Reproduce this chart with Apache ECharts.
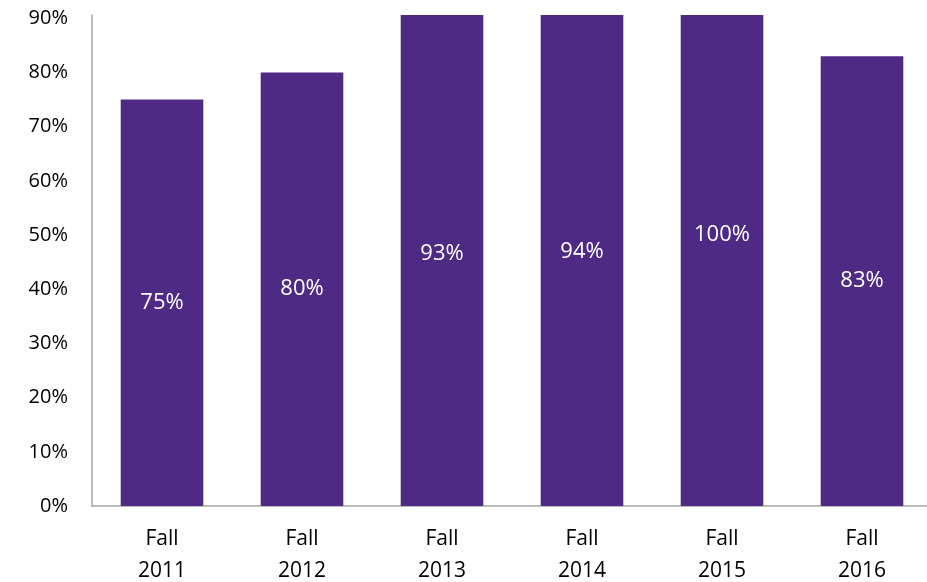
<!DOCTYPE html>
<html>
<head>
<meta charset="utf-8">
<script src="https://cdn.jsdelivr.net/npm/echarts@6/dist/echarts.min.js"></script>
<style>
html, body {margin:0; padding:0; background:#fff;}
#chart {width:927px; height:582px;}
</style>
</head>
<body>
<div id="chart"></div>
<script>
var categories = ['Fall\n2011', 'Fall\n2012', 'Fall\n2013', 'Fall\n2014', 'Fall\n2015', 'Fall\n2016'];
var values = [75, 80, 93, 94, 100, 83];
var font = 'Open Sans';

var myChart = echarts.init(document.getElementById('chart'));
var option = {
	animation: false,
	grid: {left: 92, right: -5, top: 15, bottom: 76, outerBoundsMode: 'none', containLabel: false},
	xAxis: {
		type: 'category',
		data: categories,
		axisLine: {lineStyle: {color: '#a6a6a6', width: 1.5}},
		axisTick: {show: false},
		axisLabel: {color: '#000', fontFamily: font, fontSize: 21, lineHeight: 32, margin: 17}
	},
	yAxis: {
		type: 'value',
		min: 0,
		max: 90.6,
		interval: 10,
		splitLine: {show: false},
		axisLine: {show: true, lineStyle: {color: '#a6a6a6', width: 1.5}},
		axisTick: {show: false},
		axisLabel: {
			color: '#000', fontFamily: font, fontSize: 20, margin: 24,
			showMaxLabel: false,
			formatter: function (v) { return v + '%'; }
		}
	},
	series: [
		{
			type: 'bar',
			data: values,
			barWidth: '59%',
			itemStyle: {color: '#4e2a84'},
			clip: true
		},
		{
			type: 'bar',
			data: values,
			barWidth: '59%',
			barGap: '-100%',
			itemStyle: {color: 'rgba(0,0,0,0)'},
			clip: false,
			label: {
				show: true,
				position: 'inside',
				color: '#fff',
				fontFamily: font,
				fontSize: 22,
				formatter: '{c}%'
			}
		}
	]
};
myChart.setOption(option);
</script>
</body>
</html>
····················
● **The task**:
Your task is to reproduce exactly the lines from the start of the data above through the line containing "var font = 'Open Sans';", leaving every picture out.

● **Correct response**:
Reproduce this chart with Apache ECharts.
<!DOCTYPE html>
<html>
<head>
<meta charset="utf-8">
<script src="https://cdn.jsdelivr.net/npm/echarts@6/dist/echarts.min.js"></script>
<style>
html, body {margin:0; padding:0; background:#fff;}
#chart {width:927px; height:582px;}
</style>
</head>
<body>
<div id="chart"></div>
<script>
var categories = ['Fall\n2011', 'Fall\n2012', 'Fall\n2013', 'Fall\n2014', 'Fall\n2015', 'Fall\n2016'];
var values = [75, 80, 93, 94, 100, 83];
var font = 'Open Sans';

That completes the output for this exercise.